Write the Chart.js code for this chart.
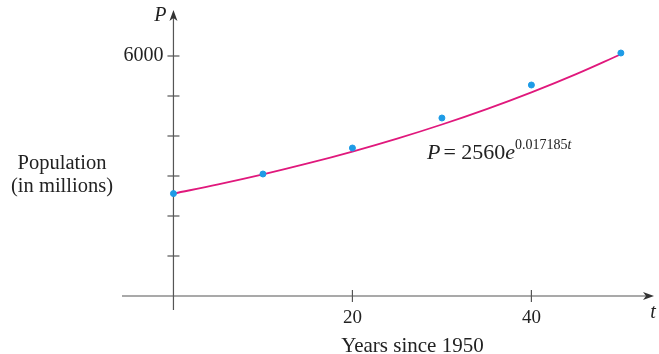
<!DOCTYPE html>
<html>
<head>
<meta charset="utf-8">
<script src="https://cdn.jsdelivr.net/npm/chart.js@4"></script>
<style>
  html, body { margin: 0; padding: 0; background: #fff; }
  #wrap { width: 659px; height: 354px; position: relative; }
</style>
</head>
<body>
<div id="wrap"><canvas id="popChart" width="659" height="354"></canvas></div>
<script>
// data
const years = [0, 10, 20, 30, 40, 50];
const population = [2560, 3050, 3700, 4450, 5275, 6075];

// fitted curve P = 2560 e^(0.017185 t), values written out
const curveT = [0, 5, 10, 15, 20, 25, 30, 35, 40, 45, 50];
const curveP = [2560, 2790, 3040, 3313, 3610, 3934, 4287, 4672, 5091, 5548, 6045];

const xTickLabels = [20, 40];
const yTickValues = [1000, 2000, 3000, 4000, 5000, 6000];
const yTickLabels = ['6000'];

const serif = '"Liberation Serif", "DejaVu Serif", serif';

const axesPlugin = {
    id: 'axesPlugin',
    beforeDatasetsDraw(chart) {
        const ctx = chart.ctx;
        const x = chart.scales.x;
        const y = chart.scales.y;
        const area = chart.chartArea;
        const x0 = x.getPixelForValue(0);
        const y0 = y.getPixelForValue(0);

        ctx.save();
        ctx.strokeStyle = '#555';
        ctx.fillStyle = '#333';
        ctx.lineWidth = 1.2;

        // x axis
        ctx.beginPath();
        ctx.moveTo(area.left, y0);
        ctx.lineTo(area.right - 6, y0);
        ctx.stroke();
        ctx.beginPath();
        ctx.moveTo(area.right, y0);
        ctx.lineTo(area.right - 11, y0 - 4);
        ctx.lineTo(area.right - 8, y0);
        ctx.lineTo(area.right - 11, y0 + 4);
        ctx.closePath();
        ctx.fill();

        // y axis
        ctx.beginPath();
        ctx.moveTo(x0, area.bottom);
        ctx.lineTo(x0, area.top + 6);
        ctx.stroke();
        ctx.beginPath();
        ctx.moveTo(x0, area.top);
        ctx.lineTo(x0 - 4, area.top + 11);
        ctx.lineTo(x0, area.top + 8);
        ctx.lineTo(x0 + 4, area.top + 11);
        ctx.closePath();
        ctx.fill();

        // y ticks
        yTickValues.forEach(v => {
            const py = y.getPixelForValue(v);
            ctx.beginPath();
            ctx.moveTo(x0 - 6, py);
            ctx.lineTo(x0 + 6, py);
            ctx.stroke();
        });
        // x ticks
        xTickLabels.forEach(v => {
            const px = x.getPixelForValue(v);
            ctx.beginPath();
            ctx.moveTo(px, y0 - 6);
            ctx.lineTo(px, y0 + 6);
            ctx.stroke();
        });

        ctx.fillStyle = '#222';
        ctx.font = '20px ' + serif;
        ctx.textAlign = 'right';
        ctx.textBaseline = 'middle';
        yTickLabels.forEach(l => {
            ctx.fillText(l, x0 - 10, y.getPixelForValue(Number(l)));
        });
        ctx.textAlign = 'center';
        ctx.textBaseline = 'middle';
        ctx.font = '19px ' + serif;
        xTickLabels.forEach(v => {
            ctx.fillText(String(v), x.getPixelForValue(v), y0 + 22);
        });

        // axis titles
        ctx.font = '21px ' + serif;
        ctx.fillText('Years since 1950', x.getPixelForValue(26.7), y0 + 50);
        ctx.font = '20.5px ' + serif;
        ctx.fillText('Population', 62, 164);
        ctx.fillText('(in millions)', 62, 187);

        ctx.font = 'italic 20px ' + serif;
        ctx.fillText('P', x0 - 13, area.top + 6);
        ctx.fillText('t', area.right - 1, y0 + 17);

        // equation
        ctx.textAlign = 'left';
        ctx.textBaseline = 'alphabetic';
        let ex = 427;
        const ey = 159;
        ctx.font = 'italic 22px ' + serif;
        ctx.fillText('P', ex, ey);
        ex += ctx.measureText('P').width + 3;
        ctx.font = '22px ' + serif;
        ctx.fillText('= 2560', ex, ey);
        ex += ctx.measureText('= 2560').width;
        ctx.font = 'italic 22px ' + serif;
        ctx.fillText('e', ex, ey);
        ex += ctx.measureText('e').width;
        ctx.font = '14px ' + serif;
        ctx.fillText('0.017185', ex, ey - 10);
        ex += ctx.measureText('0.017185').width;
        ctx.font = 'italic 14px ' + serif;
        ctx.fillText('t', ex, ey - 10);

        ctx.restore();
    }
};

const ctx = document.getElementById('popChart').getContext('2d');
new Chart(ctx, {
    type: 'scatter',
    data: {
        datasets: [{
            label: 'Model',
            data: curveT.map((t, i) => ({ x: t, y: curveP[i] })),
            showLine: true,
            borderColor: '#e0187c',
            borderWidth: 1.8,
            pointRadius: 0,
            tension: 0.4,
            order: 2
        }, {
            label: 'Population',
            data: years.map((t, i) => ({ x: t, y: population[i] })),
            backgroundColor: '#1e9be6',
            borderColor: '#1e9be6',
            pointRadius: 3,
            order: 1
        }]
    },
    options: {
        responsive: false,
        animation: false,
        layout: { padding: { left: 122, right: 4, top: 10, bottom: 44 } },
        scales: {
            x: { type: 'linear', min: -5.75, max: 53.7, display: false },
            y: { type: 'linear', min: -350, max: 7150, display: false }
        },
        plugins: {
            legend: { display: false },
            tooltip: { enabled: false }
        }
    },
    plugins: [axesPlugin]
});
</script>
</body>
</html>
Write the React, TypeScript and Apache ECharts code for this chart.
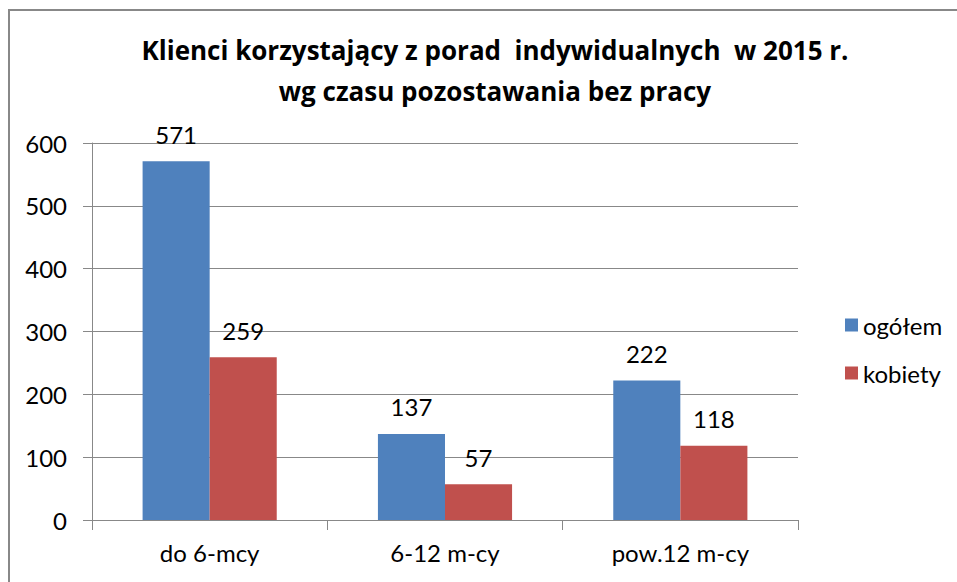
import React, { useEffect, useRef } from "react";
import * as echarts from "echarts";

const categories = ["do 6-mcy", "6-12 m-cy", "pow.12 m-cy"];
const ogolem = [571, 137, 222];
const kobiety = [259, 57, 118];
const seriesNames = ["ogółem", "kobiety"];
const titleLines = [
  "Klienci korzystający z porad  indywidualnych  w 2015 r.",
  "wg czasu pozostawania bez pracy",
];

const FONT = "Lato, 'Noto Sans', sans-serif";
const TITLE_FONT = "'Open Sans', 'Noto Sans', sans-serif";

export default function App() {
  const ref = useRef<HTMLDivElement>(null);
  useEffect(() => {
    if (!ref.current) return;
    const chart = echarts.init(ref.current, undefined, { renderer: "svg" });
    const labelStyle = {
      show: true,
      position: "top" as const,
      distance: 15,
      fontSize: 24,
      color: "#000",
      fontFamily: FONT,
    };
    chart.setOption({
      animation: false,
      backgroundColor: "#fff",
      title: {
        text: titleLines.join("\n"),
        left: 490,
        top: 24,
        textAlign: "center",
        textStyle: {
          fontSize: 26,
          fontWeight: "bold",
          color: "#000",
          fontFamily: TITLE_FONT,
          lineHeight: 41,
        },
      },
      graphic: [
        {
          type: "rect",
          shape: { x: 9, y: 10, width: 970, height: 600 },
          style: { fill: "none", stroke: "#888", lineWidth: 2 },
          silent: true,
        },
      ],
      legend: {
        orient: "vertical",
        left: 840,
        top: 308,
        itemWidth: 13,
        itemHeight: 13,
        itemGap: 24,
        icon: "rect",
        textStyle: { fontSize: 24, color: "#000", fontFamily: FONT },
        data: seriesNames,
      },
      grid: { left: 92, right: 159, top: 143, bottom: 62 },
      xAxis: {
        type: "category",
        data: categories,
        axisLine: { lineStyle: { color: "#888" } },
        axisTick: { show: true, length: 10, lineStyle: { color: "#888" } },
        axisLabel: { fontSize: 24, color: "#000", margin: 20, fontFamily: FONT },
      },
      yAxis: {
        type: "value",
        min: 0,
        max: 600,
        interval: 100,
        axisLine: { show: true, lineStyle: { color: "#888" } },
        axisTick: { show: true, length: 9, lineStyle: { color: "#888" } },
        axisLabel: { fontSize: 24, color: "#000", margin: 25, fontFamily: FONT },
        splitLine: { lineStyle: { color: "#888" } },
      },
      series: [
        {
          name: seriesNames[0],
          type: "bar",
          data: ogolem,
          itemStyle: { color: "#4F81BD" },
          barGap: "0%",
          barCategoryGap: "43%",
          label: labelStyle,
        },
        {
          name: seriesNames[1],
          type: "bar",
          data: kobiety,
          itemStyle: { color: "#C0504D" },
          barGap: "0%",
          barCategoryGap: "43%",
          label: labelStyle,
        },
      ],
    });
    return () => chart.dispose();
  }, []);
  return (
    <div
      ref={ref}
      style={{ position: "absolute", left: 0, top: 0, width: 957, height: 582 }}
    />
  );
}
---------------
[Your objective] The lines from the top of the data above through the one holding "ctx.lineWidth = 1.2;" are to be repeated exactly, and only those, with no pictures.

[Solution]
Write the Chart.js code for this chart.
<!DOCTYPE html>
<html>
<head>
<meta charset="utf-8">
<script src="https://cdn.jsdelivr.net/npm/chart.js@4"></script>
<style>
  html, body { margin: 0; padding: 0; background: #fff; }
  #wrap { width: 659px; height: 354px; position: relative; }
</style>
</head>
<body>
<div id="wrap"><canvas id="popChart" width="659" height="354"></canvas></div>
<script>
// data
const years = [0, 10, 20, 30, 40, 50];
const population = [2560, 3050, 3700, 4450, 5275, 6075];

// fitted curve P = 2560 e^(0.017185 t), values written out
const curveT = [0, 5, 10, 15, 20, 25, 30, 35, 40, 45, 50];
const curveP = [2560, 2790, 3040, 3313, 3610, 3934, 4287, 4672, 5091, 5548, 6045];

const xTickLabels = [20, 40];
const yTickValues = [1000, 2000, 3000, 4000, 5000, 6000];
const yTickLabels = ['6000'];

const serif = '"Liberation Serif", "DejaVu Serif", serif';

const axesPlugin = {
    id: 'axesPlugin',
    beforeDatasetsDraw(chart) {
        const ctx = chart.ctx;
        const x = chart.scales.x;
        const y = chart.scales.y;
        const area = chart.chartArea;
        const x0 = x.getPixelForValue(0);
        const y0 = y.getPixelForValue(0);

        ctx.save();
        ctx.strokeStyle = '#555';
        ctx.fillStyle = '#333';
        ctx.lineWidth = 1.2;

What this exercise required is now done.